“For the people are all in all.”
~ Herodotus III.80.
Last month I reviewed a small but representative selection of instances of Internet vigilantism. Whether we are talking about Cecil the Lion or Justine Sacco, the causes and the consequences may vary, but they share several characteristics, such as the speed with which events unfolded, and their very real-life consequences, such as ruined careers. But I elided the subtler mechanics of why these instances actually occur. Put another way, what gives rise to the mob in the first place? So, in a time-honored essayistic maneuver, I will revert to that quasi-mythical place Where All Things Began, aka ancient Greece.
The scene is ancient Persia, and our chronicler is the inimitable Herodotus. Having taken the throne in a coup, Darius debates the best form of government with the seven Persian nobles who were his co-conspirators. Considering how these things can go, it is a blessedly short discussion, with democracy, oligarchy and monarchy representing the three possibilities. The noble Otanes puts forward a lukewarm endorsement of democracy, but it's very much a straw man. He is more concerned with the shortcomings of monarchy than what might be the virtues of democracy. Another noble, Megabyzus, then speaks in support of oligarchy:
For there is nothing so void of understanding, nothing so full of wantonness, as the unwieldy rabble. It were folly not to be borne, for men, while seeking to escape the wantonness of a tyrant, to give themselves up to the wantonness of a rude unbridled mob. The tyrant, in all his doings, at least knows what is he about, but a mob is altogether devoid of knowledge; for how should there be any knowledge in a rabble, untaught, and with no natural sense of what is right and fit? It rushes wildly into state affairs with all the fury of a stream swollen in the winter, and confuses everything. Let the enemies of the Persians be ruled by democracies.

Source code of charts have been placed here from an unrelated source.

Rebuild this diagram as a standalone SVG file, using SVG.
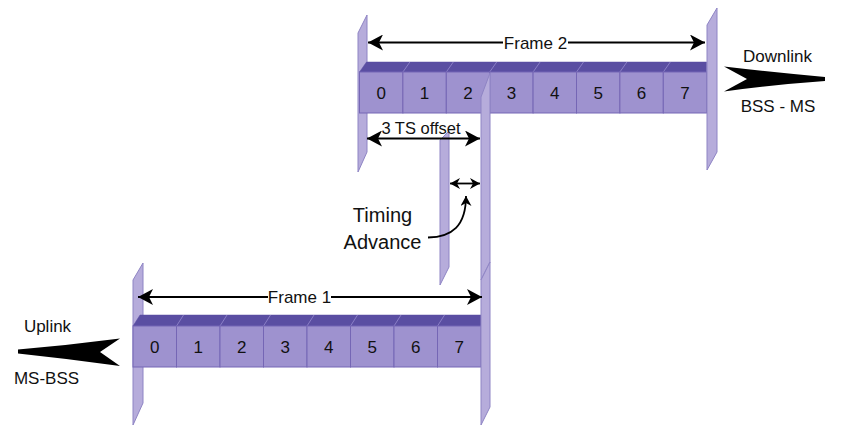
<svg xmlns="http://www.w3.org/2000/svg" width="845" height="441" viewBox="0 0 845 441">
<defs>
<style>
.plate{fill:#b6acdb;stroke:#8e84c4;stroke-width:1}
.band{fill:#5a4ea2;stroke:#5a4ea2;stroke-width:0.5}
.div{stroke:#8a7ec6;stroke-width:1;fill:none}
.slot{fill:#9e92cf;stroke:#7566b5;stroke-width:1}
.num{font-family:"Liberation Sans",Arial,sans-serif;font-size:17px;fill:#111;text-anchor:middle}
.lbl{font-family:"Liberation Sans",Arial,sans-serif;font-size:17px;fill:#111;text-anchor:middle}
.big{font-family:"Liberation Sans",Arial,sans-serif;font-size:20px;fill:#111;text-anchor:middle}
.ln{stroke:#000;stroke-width:1.8;fill:none}
.bigarrow{fill:#000}
</style>
<marker id="ah" markerUnits="userSpaceOnUse" markerWidth="15" markerHeight="16" viewBox="0 0 15 16" refX="15" refY="8" orient="auto-start-reverse">
<path d="M0,0 L15,8 L0,16 L4,8 z" fill="#000"/>
</marker>
<marker id="ahs" markerUnits="userSpaceOnUse" markerWidth="10" markerHeight="11" viewBox="0 0 10 11" refX="10" refY="5.5" orient="auto-start-reverse">
<path d="M0,0 L10,5.5 L0,11 L3,5.5 z" fill="#000"/>
</marker>
</defs>
<rect width="845" height="441" fill="#fff"/>

<!-- back plates -->
<g id="plate-frame2-start"><polygon class="plate" points="358,33 367,15 367,152 358,172"/></g>
<g id="plate-frame1-start"><polygon class="plate" points="133,280 143,263 143,403 133,425"/></g>
<g id="plate-timing"><polygon class="plate" points="440,140 449,131 449,267 440,285"/></g>

<!-- Frame 2 (downlink) -->
<g id="frame2">
<polygon class="band" points="359.5,72 366.5,62 706.7,62 706.7,72"/>
<path class="div" d="M402.9,72 L409.9,62 M446.3,72 L453.3,62 M489.7,72 L496.7,62 M533.1,72 L540.1,62 M576.5,72 L583.5,62 M619.9,72 L626.9,62 M663.3,72 L670.3,62"/>
<rect class="slot" x="359.5" y="72" width="43.4" height="41"/>
<rect class="slot" x="402.9" y="72" width="43.4" height="41"/>
<rect class="slot" x="446.3" y="72" width="43.4" height="41"/>
<rect class="slot" x="489.7" y="72" width="43.4" height="41"/>
<rect class="slot" x="533.1" y="72" width="43.4" height="41"/>
<rect class="slot" x="576.5" y="72" width="43.4" height="41"/>
<rect class="slot" x="619.9" y="72" width="43.4" height="41"/>
<rect class="slot" x="663.3" y="72" width="43.4" height="41"/>
<text class="num" x="381.2" y="99">0</text>
<text class="num" x="424.6" y="99">1</text>
<text class="num" x="468" y="99">2</text>
<text class="num" x="511.4" y="99">3</text>
<text class="num" x="554.8" y="99">4</text>
<text class="num" x="598.2" y="99">5</text>
<text class="num" x="641.6" y="99">6</text>
<text class="num" x="685" y="99">7</text>
</g>

<!-- Frame 1 (uplink) -->
<g id="frame1">
<polygon class="band" points="133,326 140,315 481,315 481,326"/>
<path class="div" d="M176.5,326 L183.5,315 M220,326 L227,315 M263.5,326 L270.5,315 M307,326 L314,315 M350.5,326 L357.5,315 M394,326 L401,315 M437.5,326 L444.5,315"/>
<rect class="slot" x="133" y="326" width="43.5" height="41"/>
<rect class="slot" x="176.5" y="326" width="43.5" height="41"/>
<rect class="slot" x="220" y="326" width="43.5" height="41"/>
<rect class="slot" x="263.5" y="326" width="43.5" height="41"/>
<rect class="slot" x="307" y="326" width="43.5" height="41"/>
<rect class="slot" x="350.5" y="326" width="43.5" height="41"/>
<rect class="slot" x="394" y="326" width="43.5" height="41"/>
<rect class="slot" x="437.5" y="326" width="43.5" height="41"/>
<text class="num" x="154.75" y="353">0</text>
<text class="num" x="198.25" y="353">1</text>
<text class="num" x="241.75" y="353">2</text>
<text class="num" x="285.25" y="353">3</text>
<text class="num" x="328.75" y="353">4</text>
<text class="num" x="372.25" y="353">5</text>
<text class="num" x="415.75" y="353">6</text>
<text class="num" x="459.25" y="353">7</text>
</g>

<!-- front plates -->
<g id="plate-offset"><polygon class="plate" points="481,97 490,73 490,262 481,280"/></g>
<g id="plate-frame1-end"><polygon class="plate" points="481,280 490,262 490,407 481,425"/></g>
<g id="plate-frame2-end"><polygon class="plate" points="707,25 717,8 717,152 707,170"/></g>

<!-- direction arrows -->
<g id="downlink">
<path class="bigarrow" d="M724,66.5 Q770,72 825,77 L825,81 Q770,85 724,91.5 L747,79 Z"/>
<text class="lbl" x="777.5" y="62">Downlink</text>
<text class="lbl" x="778" y="112">BSS - MS</text>
</g>
<g id="uplink">
<path class="bigarrow" d="M120,338.5 Q70,345 18,349.5 L18,353.5 Q70,359 120,366 L100,352 Z"/>
<text class="lbl" x="47.5" y="332">Uplink</text>
<text class="lbl" x="46.5" y="384">MS-BSS</text>
</g>

<!-- connectors -->
<g id="connectors">
<line class="ln" x1="368" y1="42.5" x2="503" y2="42.5" marker-start="url(#ah)"/>
<line class="ln" x1="568" y1="42.5" x2="705" y2="42.5" marker-end="url(#ah)"/>
<line class="ln" x1="138" y1="297" x2="268" y2="297" marker-start="url(#ah)"/>
<line class="ln" x1="331" y1="297" x2="482" y2="297" marker-end="url(#ah)"/>
<line class="ln" x1="367" y1="138.5" x2="480" y2="138.5" marker-start="url(#ah)" marker-end="url(#ah)"/>
<line class="ln" x1="450" y1="183.5" x2="480" y2="183.5" marker-start="url(#ahs)" marker-end="url(#ahs)"/>
<path class="ln" d="M428,237.5 C452,237 466,226 466,196" marker-end="url(#ahs)"/>
</g>

<g id="labels">
<text class="lbl" x="535.5" y="49">Frame 2</text>
<text class="lbl" x="299.5" y="303">Frame 1</text>
<text class="lbl" x="421" y="133.5" style="font-size:16.5px">3 TS offset</text>
<text class="big" x="382.5" y="222">Timing</text>
<text class="big" x="382.5" y="248.5">Advance</text>
</g>
</svg>
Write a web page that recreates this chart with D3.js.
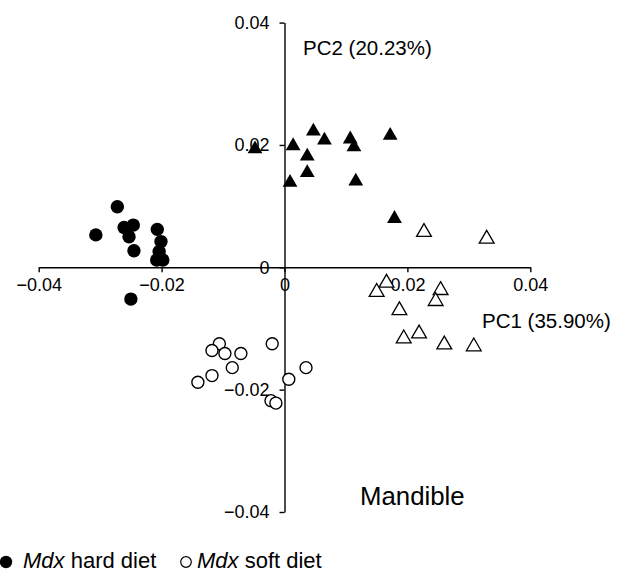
<!DOCTYPE html>
<html>
<head>
<meta charset="utf-8">
<script src="https://d3js.org/d3.v7.min.js"></script>
<style>
  body { margin: 0; background: #fff; }
  text { font-family: "Liberation Sans", Arial, sans-serif; fill: #000; }
</style>
</head>
<body>
<script>
// PC scores: [PC1, PC2]
var mdxHard = [
  [-0.0307, 0.0053], [-0.0272, 0.0099], [-0.0261, 0.0065], [-0.0246, 0.0069],
  [-0.0253, 0.0050], [-0.0245, 0.0027], [-0.0207, 0.0062], [-0.0201, 0.0042],
  [-0.0204, 0.0026], [-0.0208, 0.0012], [-0.0198, 0.0012], [-0.0250, -0.0052]
];
var mdxSoft = [
  [-0.0106, -0.0125], [-0.0118, -0.0136], [-0.0097, -0.0141], [-0.0071, -0.0141],
  [-0.0020, -0.0125], [-0.0085, -0.0164], [-0.0118, -0.0177], [-0.0141, -0.0188],
  [0.0035, -0.0164], [0.0007, -0.0183], [-0.0022, -0.0218], [-0.0014, -0.0222]
];
var wtHard = [
  [-0.0048, 0.0197], [0.0014, 0.0202], [0.0047, 0.0226], [0.0065, 0.0211],
  [0.0037, 0.0185], [0.0037, 0.0158], [0.0009, 0.0142], [0.0107, 0.0213],
  [0.0113, 0.0200], [0.0116, 0.0144], [0.0172, 0.0219], [0.0179, 0.0083]
];
var wtSoft = [
  [0.0227, 0.0061], [0.0329, 0.0050], [0.0166, -0.0022], [0.0150, -0.0037],
  [0.0254, -0.0034], [0.0246, -0.0052], [0.0187, -0.0067], [0.0194, -0.0113],
  [0.0219, -0.0105], [0.0260, -0.0123], [0.0308, -0.0126]
];
var ticks = [-0.04, -0.02, 0, 0.02, 0.04];

var width = 630, height = 575;

var svg = d3.select("body").append("svg")
    .attr("width", width)
    .attr("height", height);

var x = d3.scaleLinear().domain([-0.04, 0.04]).range([38.7, 530.3]);
var y = d3.scaleLinear().domain([-0.04, 0.04]).range([512, 22.6]);

function fmt(d) {
    if (d === 0) return "0";
    return (d < 0 ? "\u2212" : "") + Math.abs(d).toFixed(2);
}

// axes cross at the origin
svg.append("g")
    .attr("transform", "translate(0," + y(0) + ")")
    .call(d3.axisBottom(x).tickValues(ticks).tickFormat(fmt).tickSizeInner(5).tickSizeOuter(0).tickPadding(6));
svg.append("g")
    .attr("transform", "translate(" + x(0) + ",0)")
    .call(d3.axisLeft(y).tickValues(ticks).tickFormat(fmt).tickSizeInner(5).tickSizeOuter(0).tickPadding(10));

svg.selectAll(".domain, .tick line").attr("stroke", "#000").attr("stroke-width", 1.4);
svg.selectAll(".tick text")
    .style("font-family", "'Liberation Sans', Arial, sans-serif")
    .style("font-size", "18px");

// triangle centred on its bounding box
function tri(cx, cy) {
    var w = 7.4, h = 6.4;
    return "M" + cx + "," + (cy - h) + "L" + (cx + w) + "," + (cy + h) + "L" + (cx - w) + "," + (cy + h) + "Z";
}

svg.append("g").selectAll("path")
    .data(wtSoft).enter().append("path")
    .attr("d", function (d) { return tri(x(d[0]), y(d[1])); })
    .attr("fill", "#fff").attr("stroke", "#000").attr("stroke-width", 1.3);

svg.append("g").selectAll("path")
    .data(wtHard).enter().append("path")
    .attr("d", function (d) { return tri(x(d[0]), y(d[1])); })
    .attr("fill", "#000");

svg.append("g").selectAll("circle")
    .data(mdxSoft).enter().append("circle")
    .attr("cx", function (d) { return x(d[0]); })
    .attr("cy", function (d) { return y(d[1]); })
    .attr("r", 6)
    .attr("fill", "#fff").attr("stroke", "#000").attr("stroke-width", 1.4);

svg.append("g").selectAll("circle")
    .data(mdxHard).enter().append("circle")
    .attr("cx", function (d) { return x(d[0]); })
    .attr("cy", function (d) { return y(d[1]); })
    .attr("r", 6.7)
    .attr("fill", "#000");

// labels
svg.append("text").attr("x", 303).attr("y", 55).style("font-size", "20.5px").text("PC2 (20.23%)");
svg.append("text").attr("x", 482).attr("y", 328).style("font-size", "20.5px").text("PC1 (35.90%)");
svg.append("text").attr("x", 360).attr("y", 505).style("font-size", "25.8px").text("Mandible");

// legend
var leg = svg.append("g");
leg.append("circle").attr("cx", 6).attr("cy", 562).attr("r", 6.2).attr("fill", "#000");
var t1 = leg.append("text").attr("x", 23).attr("y", 568).style("font-size", "22px");
t1.append("tspan").style("font-style", "italic").text("Mdx");
t1.append("tspan").text(" hard diet");
leg.append("circle").attr("cx", 186).attr("cy", 562).attr("r", 5.3)
    .attr("fill", "#fff").attr("stroke", "#000").attr("stroke-width", 1.2);
var t2 = leg.append("text").attr("x", 197).attr("y", 568).style("font-size", "22px");
t2.append("tspan").style("font-style", "italic").text("Mdx");
t2.append("tspan").text(" soft diet");
</script>
</body>
</html>
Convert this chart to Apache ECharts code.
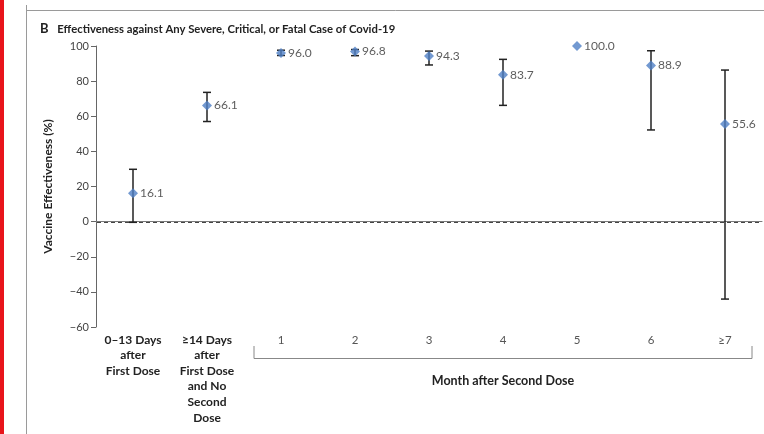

For his part, Darius acknowledges democracy and oligarchy, but it wouldn't be a spoiler to reveal that he ultimately settles on monarchy, with himself as the head of state. Thus Herodotus sets the stage for the war between the Greeks and the Persians. In a sense, the Histories can be viewed as a meandering meditation on the best form of government, whose merits are ultimately determined on the battlefield.